Seharusnya tanganku sudah tak menengadah lagi. Terus menerus meminta tanpa bisa memberi sedikitpun. Tapi sepertinya Tuhan berkata lain.
Seharusnya aku sudah bisa berdampingan. Tak terpisah beratus-ratus kilometer dari tempatku sekarang berada. Andai aku bisa memeluk jarak.
Seharusnya aku sudah melangkah di atas pijakanku sendiri. Nyatanya berjalan tertatih menuju tempat terakhir. Akan seberapa kuat aku?

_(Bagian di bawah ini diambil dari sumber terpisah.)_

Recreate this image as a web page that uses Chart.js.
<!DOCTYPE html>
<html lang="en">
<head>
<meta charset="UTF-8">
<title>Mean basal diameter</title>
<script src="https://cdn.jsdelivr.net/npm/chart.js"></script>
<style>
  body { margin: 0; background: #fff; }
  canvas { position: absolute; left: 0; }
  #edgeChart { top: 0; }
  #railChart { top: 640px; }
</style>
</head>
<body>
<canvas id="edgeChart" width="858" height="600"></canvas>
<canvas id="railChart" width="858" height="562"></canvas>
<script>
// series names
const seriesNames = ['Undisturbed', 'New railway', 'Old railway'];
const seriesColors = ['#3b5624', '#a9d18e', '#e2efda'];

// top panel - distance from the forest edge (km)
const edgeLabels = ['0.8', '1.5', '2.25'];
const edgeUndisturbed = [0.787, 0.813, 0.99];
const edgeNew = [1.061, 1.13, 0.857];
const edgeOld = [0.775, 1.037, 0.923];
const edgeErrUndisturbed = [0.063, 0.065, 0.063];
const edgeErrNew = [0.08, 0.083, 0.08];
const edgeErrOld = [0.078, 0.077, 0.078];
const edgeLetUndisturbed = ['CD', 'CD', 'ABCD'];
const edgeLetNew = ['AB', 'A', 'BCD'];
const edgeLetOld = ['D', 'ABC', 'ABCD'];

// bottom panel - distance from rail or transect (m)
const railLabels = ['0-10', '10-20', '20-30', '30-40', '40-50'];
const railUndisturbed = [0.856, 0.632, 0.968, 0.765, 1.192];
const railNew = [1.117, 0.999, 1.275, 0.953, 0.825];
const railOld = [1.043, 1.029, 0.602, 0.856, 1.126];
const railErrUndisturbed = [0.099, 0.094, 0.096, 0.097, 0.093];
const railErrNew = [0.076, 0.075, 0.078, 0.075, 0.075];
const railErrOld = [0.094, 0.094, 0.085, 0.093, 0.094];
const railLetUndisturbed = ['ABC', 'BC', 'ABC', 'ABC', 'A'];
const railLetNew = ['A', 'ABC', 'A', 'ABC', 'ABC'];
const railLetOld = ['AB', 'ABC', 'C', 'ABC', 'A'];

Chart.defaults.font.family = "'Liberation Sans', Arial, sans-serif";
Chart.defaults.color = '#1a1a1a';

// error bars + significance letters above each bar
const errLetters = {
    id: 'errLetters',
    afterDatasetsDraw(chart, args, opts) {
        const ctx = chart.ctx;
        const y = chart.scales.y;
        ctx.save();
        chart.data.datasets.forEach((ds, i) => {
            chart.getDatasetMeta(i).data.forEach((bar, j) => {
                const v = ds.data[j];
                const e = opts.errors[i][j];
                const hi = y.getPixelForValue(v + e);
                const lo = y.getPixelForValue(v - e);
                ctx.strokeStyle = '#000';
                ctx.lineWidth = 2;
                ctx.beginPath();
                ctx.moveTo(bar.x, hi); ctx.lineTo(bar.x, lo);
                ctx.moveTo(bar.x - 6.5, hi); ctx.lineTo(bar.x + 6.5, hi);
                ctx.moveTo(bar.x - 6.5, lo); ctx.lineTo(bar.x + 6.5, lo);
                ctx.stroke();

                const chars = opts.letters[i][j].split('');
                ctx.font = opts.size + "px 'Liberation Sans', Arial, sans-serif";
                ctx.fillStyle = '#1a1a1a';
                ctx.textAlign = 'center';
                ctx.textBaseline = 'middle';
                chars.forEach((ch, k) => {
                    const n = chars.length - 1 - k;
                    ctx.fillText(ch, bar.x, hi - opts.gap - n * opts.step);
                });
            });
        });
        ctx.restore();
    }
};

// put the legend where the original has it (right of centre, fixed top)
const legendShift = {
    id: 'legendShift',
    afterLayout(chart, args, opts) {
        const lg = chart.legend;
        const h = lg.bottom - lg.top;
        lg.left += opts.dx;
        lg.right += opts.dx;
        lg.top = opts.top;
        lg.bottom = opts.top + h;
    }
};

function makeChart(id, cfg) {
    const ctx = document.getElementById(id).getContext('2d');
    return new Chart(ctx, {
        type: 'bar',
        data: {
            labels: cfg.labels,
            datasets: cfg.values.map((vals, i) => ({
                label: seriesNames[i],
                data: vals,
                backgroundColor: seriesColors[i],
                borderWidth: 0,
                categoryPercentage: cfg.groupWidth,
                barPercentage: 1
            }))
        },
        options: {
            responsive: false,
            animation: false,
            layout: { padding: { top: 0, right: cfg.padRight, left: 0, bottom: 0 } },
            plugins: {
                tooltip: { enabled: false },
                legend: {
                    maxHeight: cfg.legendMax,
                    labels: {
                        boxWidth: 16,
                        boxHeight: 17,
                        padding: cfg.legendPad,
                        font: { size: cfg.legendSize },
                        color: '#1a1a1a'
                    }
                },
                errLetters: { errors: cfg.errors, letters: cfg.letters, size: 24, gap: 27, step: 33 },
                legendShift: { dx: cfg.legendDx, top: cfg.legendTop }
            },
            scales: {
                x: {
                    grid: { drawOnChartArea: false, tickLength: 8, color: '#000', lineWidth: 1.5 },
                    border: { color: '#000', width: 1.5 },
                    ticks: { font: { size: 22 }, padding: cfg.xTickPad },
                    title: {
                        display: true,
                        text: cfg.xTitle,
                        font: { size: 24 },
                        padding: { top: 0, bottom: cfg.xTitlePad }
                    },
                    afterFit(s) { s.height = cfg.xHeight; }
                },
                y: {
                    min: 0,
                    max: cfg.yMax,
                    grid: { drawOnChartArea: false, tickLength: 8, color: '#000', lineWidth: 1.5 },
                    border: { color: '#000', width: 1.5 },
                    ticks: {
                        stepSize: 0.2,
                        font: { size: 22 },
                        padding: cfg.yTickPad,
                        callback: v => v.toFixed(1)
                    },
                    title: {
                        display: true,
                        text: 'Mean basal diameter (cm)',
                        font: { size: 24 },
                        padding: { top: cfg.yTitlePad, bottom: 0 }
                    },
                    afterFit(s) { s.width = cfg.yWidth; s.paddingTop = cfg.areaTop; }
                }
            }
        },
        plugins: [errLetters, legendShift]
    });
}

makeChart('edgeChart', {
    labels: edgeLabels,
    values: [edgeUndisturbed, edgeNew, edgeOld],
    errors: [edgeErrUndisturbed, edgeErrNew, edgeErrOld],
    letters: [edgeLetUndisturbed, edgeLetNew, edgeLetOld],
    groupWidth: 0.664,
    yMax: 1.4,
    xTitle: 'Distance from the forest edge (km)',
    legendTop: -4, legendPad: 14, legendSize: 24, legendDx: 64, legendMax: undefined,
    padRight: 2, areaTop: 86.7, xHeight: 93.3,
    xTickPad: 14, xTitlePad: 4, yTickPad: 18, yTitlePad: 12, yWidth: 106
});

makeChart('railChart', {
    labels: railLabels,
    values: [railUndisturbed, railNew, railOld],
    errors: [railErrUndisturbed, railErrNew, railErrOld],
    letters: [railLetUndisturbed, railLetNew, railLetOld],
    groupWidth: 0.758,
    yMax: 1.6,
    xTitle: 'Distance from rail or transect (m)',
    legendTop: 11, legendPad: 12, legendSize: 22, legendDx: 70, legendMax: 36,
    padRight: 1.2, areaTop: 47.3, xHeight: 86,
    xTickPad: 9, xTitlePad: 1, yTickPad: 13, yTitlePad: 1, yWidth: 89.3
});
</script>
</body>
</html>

Aku terlalu banyak mengeluh! Berceloteh tentang ini itu dengan diriku sendiri. Merasa belum puas dengan apa yang ada dan berharap kepada yang seharusnya. Tapi lambat laun tergugu dengan pikiran sendiri. Hey! Aku tidak hidup dalam pikiran sendiri. Menyesalpun tak ada guna. Yang harus dilakukan adalah tetap bertahan bukan tertahan.
Mengeluh bukan jalan keluar. Mau mengeluh pada siapa? Pada orang yang biasanya menjadi tempat berkeluh kesah? Apa selamanya bakal mengeluh pada mereka? Hey, ingat! Mereka bahkan tak pernah sedikitpun mengeluhkanku. Mereka mati-matian bertahan demi aku! Merasa berat dengan bukan yang seharusnya? Coba pikir seribu kali. Mereka tak pernah keberatan sekalipun menerima tengadah tanganku. Berteman dengan jarak dan menuntun jalanku demi aku!
Tanganku memang masih menengadah. Seharusnya beri kabar gembira. Bukan segunung keluh yang tiada tara.
Aku memang tak bisa memeluk jarak. Seharusnya pahami bahwa jarak mengajarkan betapa pentingnya mereka dalam hidup.
Aku memang masih tertatih. Menapak sejengkal demi sejengkal jalan di depan. Seharusnya aku bisa sabar.
Hidup tak selalu berjalan sesuai dengan pikiran. Seharusnya aku bisa menerima.